**AVAILABLE RECORDS**
- - -

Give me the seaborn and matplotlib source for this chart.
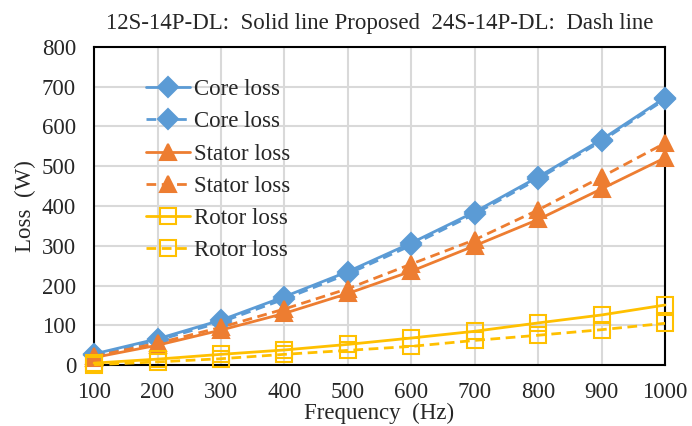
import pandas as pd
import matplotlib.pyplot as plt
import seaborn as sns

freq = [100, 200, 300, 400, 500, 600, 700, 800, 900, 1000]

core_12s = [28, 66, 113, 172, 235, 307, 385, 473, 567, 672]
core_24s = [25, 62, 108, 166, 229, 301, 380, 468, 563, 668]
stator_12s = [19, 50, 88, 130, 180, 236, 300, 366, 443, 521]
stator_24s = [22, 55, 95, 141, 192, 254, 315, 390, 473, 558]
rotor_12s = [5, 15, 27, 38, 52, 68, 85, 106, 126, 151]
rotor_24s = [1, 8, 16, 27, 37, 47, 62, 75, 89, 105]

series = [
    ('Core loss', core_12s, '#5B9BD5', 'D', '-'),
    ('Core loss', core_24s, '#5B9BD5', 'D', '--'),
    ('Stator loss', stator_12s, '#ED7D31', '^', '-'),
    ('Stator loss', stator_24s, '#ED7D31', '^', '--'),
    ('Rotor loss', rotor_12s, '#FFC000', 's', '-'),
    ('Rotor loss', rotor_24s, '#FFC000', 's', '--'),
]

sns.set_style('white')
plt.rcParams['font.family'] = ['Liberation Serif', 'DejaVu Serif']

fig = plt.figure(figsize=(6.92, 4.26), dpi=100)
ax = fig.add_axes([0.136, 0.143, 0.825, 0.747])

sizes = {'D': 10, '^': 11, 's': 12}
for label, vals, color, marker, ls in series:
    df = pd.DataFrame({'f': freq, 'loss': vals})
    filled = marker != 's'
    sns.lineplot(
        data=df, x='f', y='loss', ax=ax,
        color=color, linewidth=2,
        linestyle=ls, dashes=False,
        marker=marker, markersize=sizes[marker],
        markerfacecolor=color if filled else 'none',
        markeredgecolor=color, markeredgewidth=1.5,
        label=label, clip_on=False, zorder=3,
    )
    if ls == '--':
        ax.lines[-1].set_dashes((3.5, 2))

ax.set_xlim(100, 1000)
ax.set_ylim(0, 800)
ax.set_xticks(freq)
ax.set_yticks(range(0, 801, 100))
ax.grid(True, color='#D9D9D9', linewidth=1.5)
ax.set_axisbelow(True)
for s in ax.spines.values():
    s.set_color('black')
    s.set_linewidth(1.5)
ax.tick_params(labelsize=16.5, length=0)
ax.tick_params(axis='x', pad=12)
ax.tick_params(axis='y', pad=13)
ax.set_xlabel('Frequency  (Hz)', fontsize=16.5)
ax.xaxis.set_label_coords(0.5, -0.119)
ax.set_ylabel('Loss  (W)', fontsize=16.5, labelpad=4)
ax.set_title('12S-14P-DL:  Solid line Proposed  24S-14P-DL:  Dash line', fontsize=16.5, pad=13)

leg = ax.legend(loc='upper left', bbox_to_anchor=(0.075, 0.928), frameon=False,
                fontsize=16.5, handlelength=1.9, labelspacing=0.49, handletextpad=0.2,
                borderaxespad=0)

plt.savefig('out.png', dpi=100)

- - -

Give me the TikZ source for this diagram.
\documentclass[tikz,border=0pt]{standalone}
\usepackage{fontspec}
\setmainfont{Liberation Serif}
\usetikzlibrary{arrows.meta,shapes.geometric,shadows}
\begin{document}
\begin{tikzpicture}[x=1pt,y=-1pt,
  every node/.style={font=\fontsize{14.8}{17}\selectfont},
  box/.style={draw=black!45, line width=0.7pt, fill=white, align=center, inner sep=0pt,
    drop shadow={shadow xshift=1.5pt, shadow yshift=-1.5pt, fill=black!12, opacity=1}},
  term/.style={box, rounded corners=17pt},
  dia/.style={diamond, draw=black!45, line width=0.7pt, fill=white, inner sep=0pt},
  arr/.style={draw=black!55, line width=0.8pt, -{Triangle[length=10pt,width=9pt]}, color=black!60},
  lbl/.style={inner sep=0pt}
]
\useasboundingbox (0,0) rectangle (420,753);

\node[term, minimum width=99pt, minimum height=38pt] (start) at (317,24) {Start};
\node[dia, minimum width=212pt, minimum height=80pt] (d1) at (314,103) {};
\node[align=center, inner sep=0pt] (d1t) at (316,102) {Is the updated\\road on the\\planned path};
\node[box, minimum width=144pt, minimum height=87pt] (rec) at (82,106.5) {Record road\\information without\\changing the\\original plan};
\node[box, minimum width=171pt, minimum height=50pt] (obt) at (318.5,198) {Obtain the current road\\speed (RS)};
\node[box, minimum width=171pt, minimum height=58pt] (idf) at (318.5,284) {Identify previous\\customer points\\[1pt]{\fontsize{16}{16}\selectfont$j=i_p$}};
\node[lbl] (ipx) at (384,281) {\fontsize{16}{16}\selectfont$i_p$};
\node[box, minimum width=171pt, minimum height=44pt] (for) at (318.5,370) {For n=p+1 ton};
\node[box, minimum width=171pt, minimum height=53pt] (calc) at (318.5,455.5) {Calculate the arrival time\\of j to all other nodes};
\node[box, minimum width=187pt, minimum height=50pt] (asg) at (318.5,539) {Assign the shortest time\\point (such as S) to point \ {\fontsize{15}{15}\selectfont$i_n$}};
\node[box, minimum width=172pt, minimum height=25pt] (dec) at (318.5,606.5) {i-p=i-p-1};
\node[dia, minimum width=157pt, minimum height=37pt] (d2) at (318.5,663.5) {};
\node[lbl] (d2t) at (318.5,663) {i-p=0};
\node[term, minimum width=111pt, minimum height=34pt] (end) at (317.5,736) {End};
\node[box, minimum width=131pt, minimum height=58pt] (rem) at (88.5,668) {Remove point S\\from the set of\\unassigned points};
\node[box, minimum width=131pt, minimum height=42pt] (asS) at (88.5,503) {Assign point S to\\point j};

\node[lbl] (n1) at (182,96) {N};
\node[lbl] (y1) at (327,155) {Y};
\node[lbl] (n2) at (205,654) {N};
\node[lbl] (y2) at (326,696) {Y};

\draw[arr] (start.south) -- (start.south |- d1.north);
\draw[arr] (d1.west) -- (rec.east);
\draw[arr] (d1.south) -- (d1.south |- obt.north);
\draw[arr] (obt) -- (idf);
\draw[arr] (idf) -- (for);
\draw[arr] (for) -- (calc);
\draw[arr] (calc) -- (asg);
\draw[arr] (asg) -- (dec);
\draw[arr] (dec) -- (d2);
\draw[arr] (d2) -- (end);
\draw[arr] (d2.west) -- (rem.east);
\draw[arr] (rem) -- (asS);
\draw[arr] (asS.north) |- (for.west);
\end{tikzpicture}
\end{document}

- - -

**SET EXERCISE**
Without the pictures, give again only the lines beginning at the line that contains "Give me the seaborn" and stopping after the line that contains "75, 89, 105]", exactly as written.

**RESPONSE TO THIS TASK**
Give me the seaborn and matplotlib source for this chart.
import pandas as pd
import matplotlib.pyplot as plt
import seaborn as sns

freq = [100, 200, 300, 400, 500, 600, 700, 800, 900, 1000]

core_12s = [28, 66, 113, 172, 235, 307, 385, 473, 567, 672]
core_24s = [25, 62, 108, 166, 229, 301, 380, 468, 563, 668]
stator_12s = [19, 50, 88, 130, 180, 236, 300, 366, 443, 521]
stator_24s = [22, 55, 95, 141, 192, 254, 315, 390, 473, 558]
rotor_12s = [5, 15, 27, 38, 52, 68, 85, 106, 126, 151]
rotor_24s = [1, 8, 16, 27, 37, 47, 62, 75, 89, 105]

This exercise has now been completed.